Exercise material:

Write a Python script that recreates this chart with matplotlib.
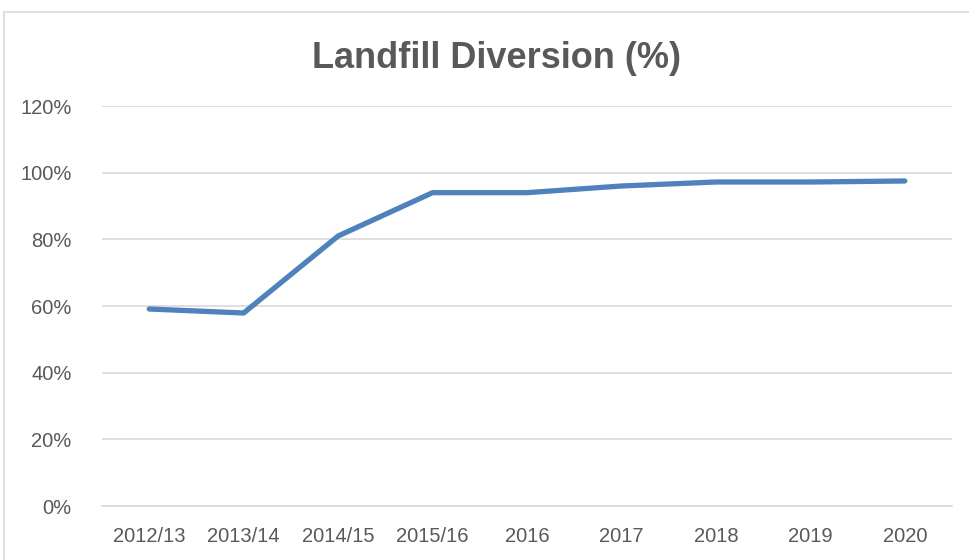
import matplotlib.pyplot as plt
from matplotlib.patches import Rectangle
from matplotlib.ticker import PercentFormatter

years = ['2012/13', '2013/14', '2014/15', '2015/16', '2016', '2017', '2018', '2019', '2020']
diversion = [59.1, 57.9, 81.0, 94.0, 94.0, 96.0, 97.2, 97.2, 97.5]

plt.rcParams['font.family'] = ['Liberation Sans', 'DejaVu Sans']
text_color = '#595959'

fig = plt.figure(figsize=(9.7, 5.6), dpi=100)
ax = fig.add_axes([102 / 970, 1 - 506 / 560, 850 / 970, 400 / 560])

# chart border (cropped at right and bottom like the screenshot)
fig.patches.append(Rectangle((4 / 970, -0.1), 1.2, 1 - 12 / 560 + 0.1,
                             transform=fig.transFigure, fill=False,
                             edgecolor='#D9D9D9', linewidth=1.2))

x = list(range(len(years)))
ax.plot(x, diversion, color='#4F81BD', linewidth=3.8,
        solid_capstyle='round', solid_joinstyle='round', zorder=3)

ax.set_xlim(-0.5, len(years) - 0.5)
ax.set_ylim(0, 120)
ax.set_yticks(range(0, 121, 20))
ax.yaxis.set_major_formatter(PercentFormatter(decimals=0))
ax.set_xticks(x)
ax.set_xticklabels(years)

ax.grid(axis='y', color='#D9D9D9', linewidth=1.2)
ax.set_axisbelow(True)
for side in ['top', 'right', 'left']:
    ax.spines[side].set_visible(False)
ax.spines['bottom'].set_color('#D9D9D9')
ax.spines['bottom'].set_linewidth(1.2)
ax.tick_params(length=0, labelsize=14.5, labelcolor=text_color)
ax.tick_params(axis='x', pad=15)
ax.tick_params(axis='y', pad=22)

fig.text(497 / 970, 1 - 59 / 560, 'Landfill Diversion (%)', ha='center', va='center',
         fontsize=26, fontweight='bold', color=text_color)

fig.savefig('out.png', dpi=100)
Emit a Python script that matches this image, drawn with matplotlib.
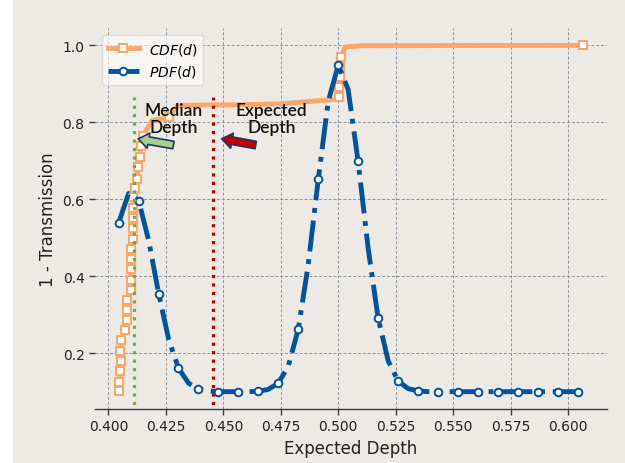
import matplotlib
matplotlib.use("Agg")
import matplotlib.pyplot as plt
from matplotlib.patches import Rectangle

# -------- data --------
pdf_x = [0.4045, 0.4088, 0.4132, 0.4175, 0.4219, 0.4262, 0.4305, 0.4349, 0.4392, 0.4436,
         0.4479, 0.4522, 0.4566, 0.4609, 0.4652, 0.4696, 0.4739, 0.4783, 0.4826, 0.4869,
         0.4913, 0.4956, 0.5000, 0.5043, 0.5086, 0.5130, 0.5173, 0.5217, 0.5260, 0.5303,
         0.5347, 0.5390, 0.5434, 0.5477, 0.5520, 0.5564, 0.5607, 0.5650, 0.5694, 0.5737,
         0.5781, 0.5824, 0.5867, 0.5911, 0.5954, 0.5997, 0.6041]
pdf_y = [0.539, 0.615, 0.596, 0.494, 0.355, 0.237, 0.161, 0.122, 0.107, 0.102,
         0.100, 0.100, 0.100, 0.100, 0.101, 0.106, 0.122, 0.167, 0.263, 0.429,
         0.652, 0.854, 0.949, 0.885, 0.699, 0.472, 0.292, 0.180, 0.128, 0.108,
         0.102, 0.100, 0.100, 0.100, 0.100, 0.100, 0.100, 0.100, 0.100, 0.100,
         0.100, 0.100, 0.100, 0.100, 0.100, 0.100, 0.100]

cdf_x = [0.4045, 0.4048, 0.4051, 0.4054, 0.4052, 0.4055, 0.4073, 0.4080, 0.4080, 0.4081,
         0.4100, 0.4097, 0.4097, 0.4097, 0.4097, 0.4106, 0.4106, 0.4106, 0.4106, 0.4109,
         0.4116, 0.4123, 0.4130, 0.4138, 0.4141, 0.4150, 0.4190, 0.4265, 0.4300, 0.4400,
         0.4600, 0.4750, 0.4850, 0.4950, 0.4995, 0.5003, 0.5005, 0.5007, 0.5009, 0.5012,
         0.5030, 0.5100, 0.6063]
cdf_y = [0.101, 0.126, 0.153, 0.181, 0.207, 0.233, 0.259, 0.286, 0.312, 0.338,
         0.365, 0.391, 0.419, 0.445, 0.471, 0.497, 0.525, 0.551, 0.577, 0.605,
         0.629, 0.652, 0.683, 0.709, 0.738, 0.764, 0.805, 0.813, 0.843, 0.845,
         0.846, 0.848, 0.853, 0.858, 0.860, 0.867, 0.893, 0.919, 0.945, 0.971,
         0.996, 0.999, 1.000]
cdf_marks = list(range(0, 26)) + [27, 35, 36, 37, 38, 39, 42]

median_depth = 0.4113
expected_depth = 0.4457

x_ticks = [0.400, 0.425, 0.450, 0.475, 0.500, 0.525, 0.550, 0.575, 0.600]
y_ticks = [0.2, 0.4, 0.6, 0.8, 1.0]

BG = "#ede9e5"
ORANGE = "#fca76a"
BLUE = "#00549f"
GREEN = "#70ad47"
RED = "#c00000"
NAVY = "#203864"


def main():
    fig = plt.figure(figsize=(6.25, 4.64), dpi=100)
    fig.patch.set_facecolor("white")
    fig.patches.append(Rectangle((13 / 625, 0), 1, 1, transform=fig.transFigure,
                                 facecolor=BG, edgecolor="none", zorder=-10))
    ax = fig.add_axes([0.152, 0.1164, 0.819, 0.821])
    ax.set_facecolor(BG)

    ax.grid(True, color="#8a939d", linestyle=(0, (3, 2)), linewidth=0.7, zorder=0)
    ax.set_axisbelow(True)

    ax.plot(cdf_x, cdf_y, color=ORANGE, lw=3.5, marker="s", markersize=5.5,
            markerfacecolor="white", markeredgecolor=ORANGE, markeredgewidth=1.5,
            markevery=cdf_marks, label="$CDF(d)$", zorder=3)
    ax.plot(pdf_x, pdf_y, color=BLUE, lw=3.5, linestyle="-.", marker="o",
            markersize=5.5, markerfacecolor="white", markeredgecolor=BLUE,
            markeredgewidth=1.4, markevery=2, label="$PDF(d)$", zorder=4)

    ax.vlines(median_depth, 0, 0.866, colors=GREEN, linestyles=":", lw=2.3, zorder=5)
    ax.vlines(expected_depth, 0, 0.866, colors=RED, linestyles=":", lw=2.3, zorder=5)

    style = "simple,head_length=0.75,head_width=1.1,tail_width=0.55"
    ax.annotate("", xy=(0.4130, 0.757), xytext=(0.4283, 0.741),
                arrowprops=dict(arrowstyle=style, fc="#a9d18e", ec=NAVY, lw=1.2,
                                shrinkA=0, shrinkB=0), zorder=6)
    ax.annotate("", xy=(0.4493, 0.757), xytext=(0.4641, 0.741),
                arrowprops=dict(arrowstyle=style, fc=RED, ec=NAVY, lw=1.2,
                                shrinkA=0, shrinkB=0), zorder=6)

    txt = dict(ha="center", va="center", fontsize=12.5, family="Lato",
               fontweight="semibold", color="#111111", linespacing=1.1, zorder=7)
    ax.text(0.4284, 0.81, "Median\nDepth", **txt)
    ax.text(0.4710, 0.81, "Expected\nDepth", **txt)

    ax.set_xlim(0.3942, 0.6168)
    ax.set_ylim(0.055, 1.045)
    ax.set_xticks(x_ticks)
    ax.set_xticklabels([f"{t:.3f}" for t in x_ticks])
    ax.set_yticks(y_ticks)
    ax.set_yticklabels([f"{t:.1f}" for t in y_ticks])

    for side in ["top", "right", "left"]:
        ax.spines[side].set_visible(False)
    ax.spines["bottom"].set_color("#3a3a3a")
    ax.spines["bottom"].set_linewidth(1.0)
    ax.tick_params(colors="#3a3a3a", labelsize=10, length=4, width=1.0,
                   labelcolor="#222222")

    ax.set_xlabel("Expected Depth", fontsize=12, color="#222222")
    ax.set_ylabel("1 - Transmission", fontsize=12, color="#222222")

    leg = ax.legend(loc="upper left", fontsize=10, handlelength=2.3,
                    handletextpad=0.7, fancybox=True, framealpha=0.6,
                    facecolor="white", edgecolor="#d0d0d0")
    leg.set_zorder(10)

    fig.savefig("out.png", dpi=100, facecolor=fig.get_facecolor())


if __name__ == "__main__":
    main()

Problem requirements:
Take the lines above from the top of the records through the one with "ax = fig.add_axes([102" and repeat them exactly, without any pictures.

Result below:
Write a Python script that recreates this chart with matplotlib.
import matplotlib.pyplot as plt
from matplotlib.patches import Rectangle
from matplotlib.ticker import PercentFormatter

years = ['2012/13', '2013/14', '2014/15', '2015/16', '2016', '2017', '2018', '2019', '2020']
diversion = [59.1, 57.9, 81.0, 94.0, 94.0, 96.0, 97.2, 97.2, 97.5]

plt.rcParams['font.family'] = ['Liberation Sans', 'DejaVu Sans']
text_color = '#595959'

fig = plt.figure(figsize=(9.7, 5.6), dpi=100)
ax = fig.add_axes([102 / 970, 1 - 506 / 560, 850 / 970, 400 / 560])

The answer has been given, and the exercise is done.